Dos años después, arrasó en taquilla con su papel de Hawkeye, un británico adoptado por guerreros indígenas, en El último mohicano. En esa ocasión aumentó diez kilos, pero no contento con eso pasó seis meses en medio de un bosque, donde aprendió a pescar y despellejar animales. Al final del entrenamiento ya era capaz de tallar una canoa por sí solo. En Las brujas de Salem volvió a demostrar su habilidad para la carpintería al construir una casa con herramientas del siglo XVII. Sin embargo, fue su rol como Gerry Conlon, un hombre condenado injustamente por haber puesto una bomba del IRA, el que le valió su segunda nominación a los premios de la Academia. Day-Lewis solo se alimentaba con raciones de preso y obligó a sus compañeros de set a que lo maltrataran como los carceleros hicieron con el Gerry real.
Cuando se trata de darle credibilidad a sus perso najes, no parece importarle su salud. En El boxeador, donde interpreta a un pugilista exmiembro del IRA que acaba de salir de la cárcel, se entrenó con el campeón mundial Barry McGuigan durante tres años. La exigente rutina lo dejó con la nariz rota y una hernia discal. Para Pandillas de Nueva York, cinta por la que también fue nominado a un Óscar, se ganó una pulmonía en pleno rodaje. La razón: se negó a ponerse ropa abrigada, pues su personaje, Bill the Butcher, no la usaba en el siglo XIX. Pero el papel que quizás más sacrificio le demandó por su compleja dimensión psicológica fue el del codicioso Daniel Plainview en Petróleo sangriento. Para este, durmió solo en una carpa en el desierto de Texas como los primeros buscadores de petróleo y rara vez salía a compartir con los demás actores. El rol le significó su segunda estatuilla dorada en 2008.

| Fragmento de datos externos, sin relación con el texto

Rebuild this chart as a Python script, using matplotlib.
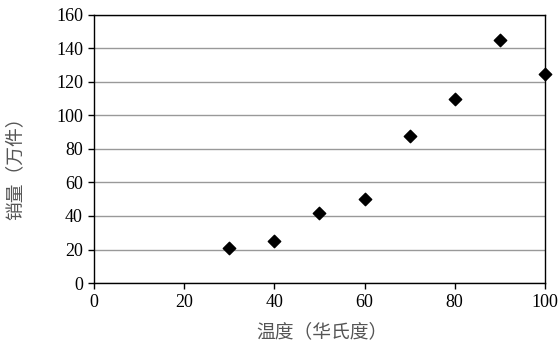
import matplotlib
matplotlib.use("Agg")
import matplotlib.pyplot as plt

temps = [30, 40, 50, 60, 70, 80, 90, 100]
sales = [21, 25, 41.5, 50, 88, 110, 145, 125]
xticks = [0, 20, 40, 60, 80, 100]
yticks = [0, 20, 40, 60, 80, 100, 120, 140, 160]

fig = plt.figure(figsize=(5.6, 3.46), dpi=100)
ax = fig.add_axes([0.168, 0.182, 0.805, 0.775])
ax.set_xlim(0, 100)
ax.set_ylim(0, 160)
ax.set_xticks(xticks)
ax.set_yticks(yticks)
ax.yaxis.grid(True, color="#999999", linewidth=1.0)
ax.set_axisbelow(True)
ax.scatter(temps, sales, marker="D", s=40, color="black", zorder=3, clip_on=False)
for s in ax.spines.values():
    s.set_color("black")
    s.set_linewidth(1.0)
ax.tick_params(direction="out", length=4, width=1, colors="black", labelsize=13, pad=4)
for lab in ax.get_xticklabels() + ax.get_yticklabels():
    lab.set_fontfamily("Liberation Serif")
ax.set_xlabel("温度（华氏度）", family=["Noto Sans CJK SC", "DejaVu Sans"], fontsize=13.5, color="#555555")
ax.set_ylabel("销量（万件）", family=["Noto Sans CJK SC", "DejaVu Sans"], fontsize=13.5, color="#555555")
ax.xaxis.set_label_coords(0.505, -0.142)
ax.yaxis.set_label_coords(-0.153, 0.445)
fig.savefig("out.png", dpi=100)
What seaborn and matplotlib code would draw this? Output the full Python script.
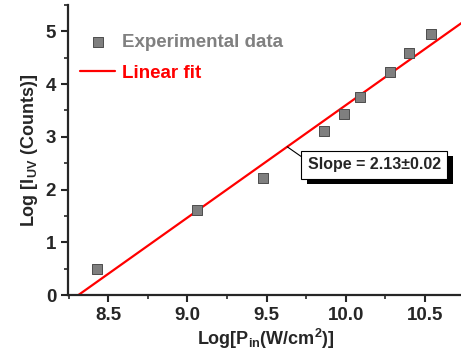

Cinco años más tarde, tendrá que volver a desfilar por la alfombra roja que tanto lo incomoda. ‘Este trabajo ha sido vigorizante y me sigue consumiendo como al principio de mi carrera. Pero a medida que pasa el tiempo, siento que necesito hacerlo con menos frecuencia’, asegura el actor de 55 años. Aunque sus excentricidades en el set son bien conocidas, evita hablar del tema con los medios y su vida privada es igual de enigmática. Hijo de un poeta y una actriz, Day-Lewis fue un niño rebelde que encontró en el teatro una forma de canalizar esa energía. Pensó en ser carpintero, pero al final se decidió por la actuación. De todos modos, nunca abandonó ese oficio y hace unos años también aprendió a hacer zapatos con un artesano italiano.
Cuando no está frente a las cámaras su rutina transcurre en una casa georgiana en las montañas Wicklow, al sur de Dublín, donde vive con su esposa, Rebecca Miller (hija del dramaturgo Arthur Miller), y dos hijos de 10 y 14 años. Allí es donde hace catarsis entre película y película. Mantiene tan bajo perfil que los lugareños ni siquiera lo reconocen y por eso, después de los flashes y el acoso de la prensa, probablemente decida su próximo papel en el anonimato mientras se toma una pinta de Guinness en el pub de siempre.